WRITTEN EXERCISE. Only the lines from the start of the data below through the line that contains "tbp3_ey = [7.0, 3.5, 2.6, 1.0]" are to be copied, exactly and without pictures.

MATERIAL PROVIDED.
------------

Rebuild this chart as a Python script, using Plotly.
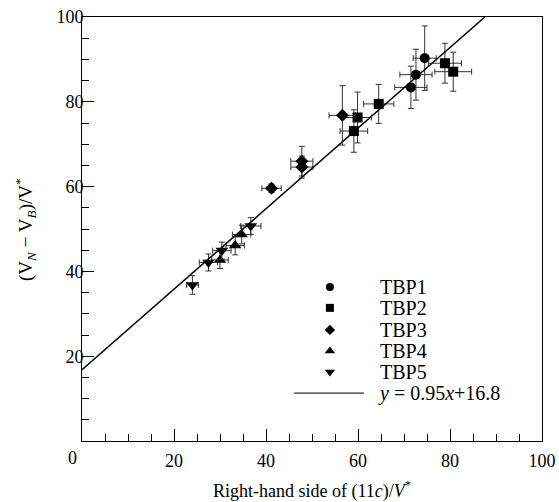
import plotly.graph_objects as go

# ---- data ----
tbp1_x = [74.5, 72.6, 71.5]
tbp1_y = [90.3, 86.4, 83.4]
tbp1_ex = [2.5, 3.5, 3.5]
tbp1_ey = [7.6, 6.0, 5.0]

tbp2_x = [78.9, 80.7, 64.5, 59.9, 59.1]
tbp2_y = [89.1, 87.1, 79.5, 76.3, 73.1]
tbp2_ex = [3.6, 4.0, 3.3, 3.0, 3.0]
tbp2_ey = [4.7, 4.6, 4.6, 6.0, 5.0]

tbp3_x = [56.6, 47.8, 47.8, 41.2]
tbp3_y = [76.8, 66.0, 64.6, 59.6]
tbp3_ex = [2.9, 2.4, 2.4, 2.1]
tbp3_ey = [7.0, 3.5, 2.6, 1.0]

tbp4_x = [34.7, 33.3, 30.0]
tbp4_y = [48.7, 46.1, 42.7]
tbp4_ex = [2.0, 2.0, 1.8]
tbp4_ey = [2.2, 2.2, 2.0]

tbp5_x = [36.7, 30.4, 27.5, 24.0]
tbp5_y = [50.7, 44.9, 42.1, 36.8]
tbp5_ex = [2.2, 2.0, 2.0, 1.3]
tbp5_ey = [2.0, 2.0, 2.0, 2.2]

fit_slope = 0.95
fit_intercept = 16.8
fit_x = [0, (100 - fit_intercept) / fit_slope]

series_names = ["TBP1", "TBP2", "TBP3", "TBP4", "TBP5"]
x_ticks = [20, 40, 60, 80, 100]
y_ticks = [20, 40, 60, 80, 100]

FONT = "Liberation Serif, Times New Roman, serif"

series = [
    (tbp1_x, tbp1_y, tbp1_ex, tbp1_ey, "circle", 10),
    (tbp2_x, tbp2_y, tbp2_ex, tbp2_ey, "square", 10),
    (tbp3_x, tbp3_y, tbp3_ex, tbp3_ey, "diamond", 10),
    (tbp4_x, tbp4_y, tbp4_ex, tbp4_ey, "triangle-up", 11),
    (tbp5_x, tbp5_y, tbp5_ex, tbp5_ey, "triangle-down", 11),
]

fig = go.Figure()

for name, (xs, ys, ex, ey, sym, sz) in zip(series_names, series):
    fig.add_trace(go.Scatter(
        x=xs, y=ys, mode="markers", name=name, showlegend=False,
        marker=dict(symbol=sym, size=sz, color="black"),
        error_x=dict(type="data", array=ex, color="#333", thickness=1, width=3),
        error_y=dict(type="data", array=ey, color="#333", thickness=1, width=3),
    ))

fit_y = [fit_slope * v + fit_intercept for v in fit_x]
fig.add_trace(go.Scatter(x=fit_x, y=fit_y, mode="lines", showlegend=False,
                         line=dict(color="black", width=1.5)))

# ---- custom legend (overlay axes spanning plot area, range 0..1) ----
leg_rows = [0.363, 0.314, 0.262, 0.212, 0.163]
leg_mx = 0.539
leg_tx = 0.6435
for name, (_, _, _, _, sym, sz), ry in zip(series_names, series, leg_rows):
    fig.add_trace(go.Scatter(x=[leg_mx], y=[ry], mode="markers", xaxis="x2", yaxis="y2",
                             showlegend=False,
                             marker=dict(symbol=sym, size=sz - 2, color="black")))
    fig.add_annotation(x=leg_tx, y=ry, xref="paper", yref="paper", text=name,
                       showarrow=False, xanchor="left", yanchor="middle",
                       font=dict(family=FONT, size=20, color="black"))
fig.add_shape(type="line", xref="paper", yref="paper", x0=0.461, x1=0.613,
              y0=0.113, y1=0.113, line=dict(color="black", width=1))
fig.add_annotation(x=leg_tx - 0.004, y=0.113, xref="paper", yref="paper",
                   text="<i>y</i> = 0.95<i>x</i>+16.8", showarrow=False,
                   xanchor="left", yanchor="middle",
                   font=dict(family=FONT, size=20, color="black"))

# x-axis "0" label offset to the left (as in reference)
fig.add_annotation(x=0, y=0, xref="x", yref="y", text="0", showarrow=False,
                   xanchor="center", yanchor="middle",
                   xshift=-10, yshift=-17, font=dict(family=FONT, size=18, color="black"))

# y-axis title
fig.add_annotation(x=-0.124, y=0.5, xref="paper", yref="paper",
                   xanchor="center", yanchor="middle",
                   text="(V<sub><i>N</i></sub> \u2212 V<sub><i>B</i></sub>)/V<sup>*</sup>",
                   textangle=-90, showarrow=False,
                   font=dict(family=FONT, size=19, color="black"))

fig.update_layout(
    width=559, height=502,
    margin=dict(l=82, r=17, t=17, b=61, autoexpand=False),
    paper_bgcolor="white", plot_bgcolor="white",
    font=dict(family=FONT, size=18, color="black"),
    xaxis=dict(range=[0, 100], tickmode="array", tickvals=x_ticks,
               automargin=False,
               ticks="inside", ticklen=12, tickwidth=1, tickcolor="black",
               ticklabelstandoff=3,
               minor=dict(tickmode="linear", tick0=0, dtick=5, ticks="inside",
                          ticklen=7, tickcolor="black"),
               showline=True, linecolor="black", linewidth=1, mirror=True,
               showgrid=False, zeroline=False,
               title=dict(text="Right-hand side of (11<i>c</i>)/<i>V</i><sup>*</sup>",
                          font=dict(size=18), standoff=17)),
    yaxis=dict(range=[0, 100], tickmode="array", tickvals=y_ticks,
               automargin=False,
               ticks="inside", ticklen=12, tickwidth=1, tickcolor="black",
               ticklabelstandoff=-6,
               minor=dict(tickmode="linear", tick0=0, dtick=5, ticks="inside",
                          ticklen=7, tickcolor="black"),
               showline=True, linecolor="black", linewidth=1, mirror=True,
               showgrid=False, zeroline=False),
    xaxis2=dict(range=[0, 1], overlaying="x", visible=False, fixedrange=True),
    yaxis2=dict(range=[0, 1], overlaying="y", visible=False, fixedrange=True),
)

fig.write_html("out.html", config={"displayModeBar": False},
               post_script="document.body.style.margin='0';")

------------

TASK ANSWER.
Rebuild this chart as a Python script, using Plotly.
import plotly.graph_objects as go

# ---- data ----
tbp1_x = [74.5, 72.6, 71.5]
tbp1_y = [90.3, 86.4, 83.4]
tbp1_ex = [2.5, 3.5, 3.5]
tbp1_ey = [7.6, 6.0, 5.0]

tbp2_x = [78.9, 80.7, 64.5, 59.9, 59.1]
tbp2_y = [89.1, 87.1, 79.5, 76.3, 73.1]
tbp2_ex = [3.6, 4.0, 3.3, 3.0, 3.0]
tbp2_ey = [4.7, 4.6, 4.6, 6.0, 5.0]

tbp3_x = [56.6, 47.8, 47.8, 41.2]
tbp3_y = [76.8, 66.0, 64.6, 59.6]
tbp3_ex = [2.9, 2.4, 2.4, 2.1]
tbp3_ey = [7.0, 3.5, 2.6, 1.0]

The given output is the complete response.